Spreading the good genebank news
As I suspected, that “genebanks as morgues” slide that was shown yesterday at the Monogram 2015 meeting at Rothamstead, 1 and was tweeted at the time, was but a rhetorical gambit, a way of framing an argument to the opposite effect. That argument was that thanks to recent advances in genomics and bioinformatics, genebanks are in fact alive and kicking, and more used — and useful — than ever. As indeed is being shown by the subject of the presentation in question, the Seeds of Discovery project at CIMMYT. I’m glad that’s settled.

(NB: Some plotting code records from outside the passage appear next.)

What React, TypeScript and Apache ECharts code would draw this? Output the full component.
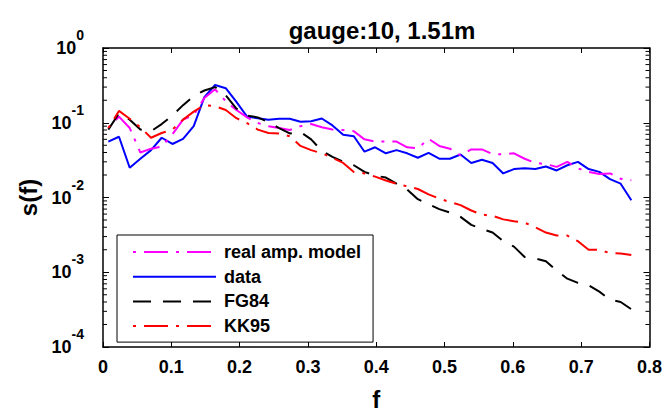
import React, { useEffect, useRef } from "react";
import * as echarts from "echarts";

const FONT = "'Liberation Sans', Arial, Helvetica, sans-serif";

const freq = [
  0.0078, 0.0234, 0.0391, 0.0547, 0.0703, 0.0859, 0.1016, 0.1172, 0.1328, 0.1484,
  0.1641, 0.1797, 0.1953, 0.2109, 0.2266, 0.2422, 0.2578, 0.2734, 0.2891, 0.3047,
  0.3203, 0.3359, 0.3516, 0.3672, 0.3828, 0.3984, 0.4141, 0.4297, 0.4453, 0.4609,
  0.4766, 0.4922, 0.5078, 0.5234, 0.5391, 0.5547, 0.5703, 0.5859, 0.6016, 0.6172,
  0.6328, 0.6484, 0.6641, 0.6797, 0.6953, 0.7109, 0.7266, 0.7422, 0.7578, 0.7734,
];

const realAmpModel = [
  0.085, 0.121, 0.085, 0.040, 0.045, 0.048, 0.070, 0.11, 0.127, 0.214,
  0.28, 0.194, 0.148, 0.118, 0.099, 0.09, 0.085, 0.08, 0.09, 0.096,
  0.087, 0.081, 0.08, 0.077, 0.06, 0.056, 0.056, 0.056, 0.047, 0.0455,
  0.061, 0.049, 0.045, 0.0365, 0.044, 0.044, 0.038, 0.038, 0.039, 0.033,
  0.029, 0.028, 0.0257, 0.030, 0.0245, 0.022, 0.0206, 0.021, 0.0178, 0.017,
];

const dataSeries = [
  0.056, 0.065, 0.025, 0.033, 0.043, 0.063, 0.052, 0.061, 0.09, 0.22,
  0.32, 0.29, 0.19, 0.121, 0.115, 0.11, 0.113, 0.113, 0.103, 0.105,
  0.114, 0.092, 0.069, 0.066, 0.041, 0.047, 0.039, 0.043, 0.039, 0.034,
  0.0395, 0.033, 0.033, 0.0376, 0.029, 0.032, 0.029, 0.021, 0.024, 0.0247,
  0.024, 0.026, 0.023, 0.027, 0.030, 0.024, 0.022, 0.0176, 0.0153, 0.0092,
];

const fg84 = [
  0.081, 0.134, 0.11, 0.081, 0.077, 0.096, 0.125, 0.172, 0.228, 0.27,
  0.30, 0.232, 0.155, 0.125, 0.118, 0.102, 0.085, 0.072, 0.075, 0.06,
  0.042, 0.035, 0.030, 0.027, 0.022, 0.0196, 0.0185, 0.0153, 0.0128, 0.0095,
  0.0081, 0.007, 0.0063, 0.0055, 0.0043, 0.0038, 0.0034, 0.0026, 0.0022, 0.0016,
  0.00153, 0.0014, 0.00105, 0.00082, 0.00072, 0.00067, 0.00055, 0.00043, 0.0004, 0.00032,
];

const kk95 = [
  0.085, 0.144, 0.113, 0.087, 0.063, 0.073, 0.081, 0.11, 0.141, 0.172,
  0.167, 0.148, 0.115, 0.099, 0.081, 0.073, 0.072, 0.066, 0.049, 0.043,
  0.039, 0.034, 0.029, 0.022, 0.021, 0.019, 0.0169, 0.0153, 0.0141, 0.013,
  0.011, 0.0097, 0.0087, 0.0079, 0.0067, 0.0059, 0.0057, 0.0051, 0.0048, 0.0046,
  0.004, 0.0034, 0.0031, 0.0031, 0.0026, 0.002, 0.002, 0.0018, 0.00178, 0.0017,
];

const seriesNames = ["real amp. model", "data", "FG84", "KK95"];
const decades = [1e-4, 1e-3, 1e-2, 1e-1];
const minorMultipliers = [2, 3, 4, 5, 6, 7, 8, 9];

const zip = (ys: number[]) => freq.map((f, i) => [f, ys[i]]);

export default function App() {
  const ref = useRef<HTMLDivElement>(null);
  useEffect(() => {
    if (!ref.current) return;
    const chart = echarts.init(ref.current, undefined, { renderer: "svg" });
    const minorTicks: number[][] = [];
    decades.forEach((d) => minorMultipliers.forEach((m) => minorTicks.push([0, d * m])));

    const axisLine = { show: true, onZero: false, lineStyle: { color: "#000", width: 1.5 } };
    const nameStyle = { fontSize: 24, fontWeight: "bold", color: "#000", fontFamily: FONT };
    const dashDot = [24, 8, 3, 8];

    const option: any = {
      animation: false,
      textStyle: { fontFamily: FONT },
      title: {
        text: "gauge:10, 1.51m",
        left: 377,
        top: 13,
        textAlign: "center",
        textStyle: { fontSize: 24, fontWeight: "bold", color: "#000", fontFamily: FONT },
      },
      grid: { left: 103, right: 14, top: 48, bottom: 61 },
      legend: {
        data: seriesNames,
        orient: "vertical",
        left: 117,
        top: 235,
        backgroundColor: "#fff",
        borderColor: "#000",
        borderWidth: 1,
        borderRadius: 0,
        padding: [8, 12, 7, 15],
        itemWidth: 83,
        itemHeight: 18,
        itemGap: 6.7,
        selectedMode: false,
        itemStyle: { opacity: 0 },
        textStyle: { fontSize: 18, fontWeight: "bold", color: "#000", fontFamily: FONT, padding: [0, 0, 0, 3] },
      },
      xAxis: [
        {
          type: "value",
          min: 0,
          max: 0.8,
          interval: 0.1,
          position: "bottom",
          axisLine,
          axisTick: { show: true, inside: true, length: 5, lineStyle: { color: "#000", width: 1 } },
          axisLabel: { fontSize: 18, fontWeight: "bold", color: "#000", margin: 11, fontFamily: FONT },
          splitLine: { show: false },
          name: "f",
          nameLocation: "middle",
          nameGap: 40,
          nameTextStyle: nameStyle,
        },
        {
          type: "value",
          min: 0,
          max: 0.8,
          interval: 0.1,
          position: "top",
          axisLine,
          axisTick: { show: true, inside: true, length: 5, lineStyle: { color: "#000", width: 1 } },
          axisLabel: { show: false },
          splitLine: { show: false },
        },
      ],
      yAxis: [
        {
          type: "log",
          logBase: 10,
          min: 1e-4,
          max: 1,
          interval: 1,
          position: "left",
          axisLine,
          axisTick: { show: true, inside: true, length: 6, lineStyle: { color: "#000", width: 1 } },
          axisLabel: {
            margin: 19,
            formatter: (v: number) => `{b|10}{s|${Math.round(Math.log10(v))}}`,
            rich: {
              b: { fontSize: 18, fontWeight: "bold", color: "#000", fontFamily: FONT, lineHeight: 40 },
              s: { fontSize: 14, fontWeight: "bold", color: "#000", fontFamily: FONT, lineHeight: 14, verticalAlign: "top" },
            },
          },
          splitLine: { show: false },
          name: "s(f)",
          nameLocation: "middle",
          nameGap: 61,
          nameRotate: 90,
          nameTextStyle: nameStyle,
        },
        {
          type: "log",
          logBase: 10,
          min: 1e-4,
          max: 1,
          interval: 1,
          position: "right",
          axisLine,
          axisTick: { show: true, inside: true, length: 6, lineStyle: { color: "#000", width: 1 } },
          axisLabel: { show: false },
          splitLine: { show: false },
        },
      ],
      series: [
        {
          name: "data",
          type: "line",
          data: zip(dataSeries),
          symbol: "none",
          lineStyle: { color: "#0000FF", width: 2 },
          itemStyle: { color: "#0000FF" },
          z: 3,
        },
        {
          name: "real amp. model",
          type: "line",
          data: zip(realAmpModel),
          symbol: "none",
          lineStyle: { color: "#FF00FF", width: 2, type: dashDot, dashOffset: 32 },
          itemStyle: { color: "#FF00FF" },
          z: 3,
        },
        {
          name: "FG84",
          type: "line",
          data: zip(fg84),
          symbol: "none",
          lineStyle: { color: "#000000", width: 2, type: [18, 12] },
          itemStyle: { color: "#000000" },
          z: 3,
        },
        {
          name: "KK95",
          type: "line",
          data: zip(kk95),
          symbol: "none",
          lineStyle: { color: "#FF0000", width: 2, type: dashDot, dashOffset: 32 },
          itemStyle: { color: "#FF0000" },
          z: 3,
        },
        {
          name: "minorTicks",
          type: "custom",
          silent: true,
          xAxisIndex: 0,
          yAxisIndex: 0,
          data: minorTicks,
          renderItem: (params: any, api: any) => {
            const y = api.coord([0, api.value(1)])[1];
            const cs = params.coordSys;
            return {
              type: "group",
              children: [
                { type: "line", shape: { x1: cs.x, y1: y, x2: cs.x + 4, y2: y }, style: { stroke: "#000", lineWidth: 1 } },
                {
                  type: "line",
                  shape: { x1: cs.x + cs.width - 4, y1: y, x2: cs.x + cs.width, y2: y },
                  style: { stroke: "#000", lineWidth: 1 },
                },
              ],
            };
          },
          z: 5,
        },
      ],
    };
    chart.setOption(option);
    return () => chart.dispose();
  }, []);
  return <div ref={ref} style={{ position: "absolute", left: 0, top: 0, width: 665, height: 416 }} />;
}
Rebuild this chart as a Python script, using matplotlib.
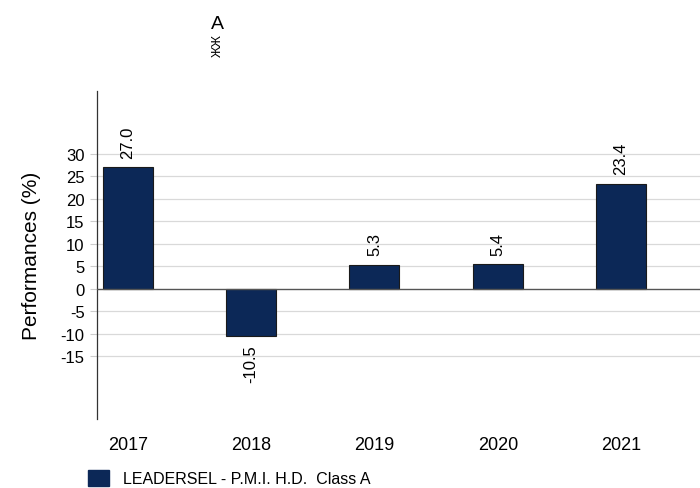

But it is interesting to ponder the power — and danger — of rhetorical devices, in an era of 140-character textbites. I mean, it’s a perfectly valid strategy in a fifteen-minute presentation to develop the argument that genebanks are being assiduously mined by breeders for all kinds of useful alleles by opening with the admittedly occasionally-voiced accusation that they are nothing but museums — or worse, morgues. I confess I may well have used such a strategy myself, on occasion. It is a potent way of getting the audience’s attention.
But you do need those subsequent fourteen minutes to make the case, and those in your audience who are so inclined may well remember, and repeat, the accusation more readily and forcefully than the clinching counter-argument. Some, indeed, may start to wonder whether genebanks were basically moribund in the past, and have been brought back from the brink by things like high-throughput genotyping and the associated bioinformatics. Gene-jockeys to the rescue! Whereas in fact breeders have been using genebanks since they began, just in different ways, and must have found them useful, or how would they have survivedY No doubt in twenty years’ time, the way we make use of genebanks now will make them look like intensive care wards. And goodness knows how many characters we’ll have at our disposal to talk about it.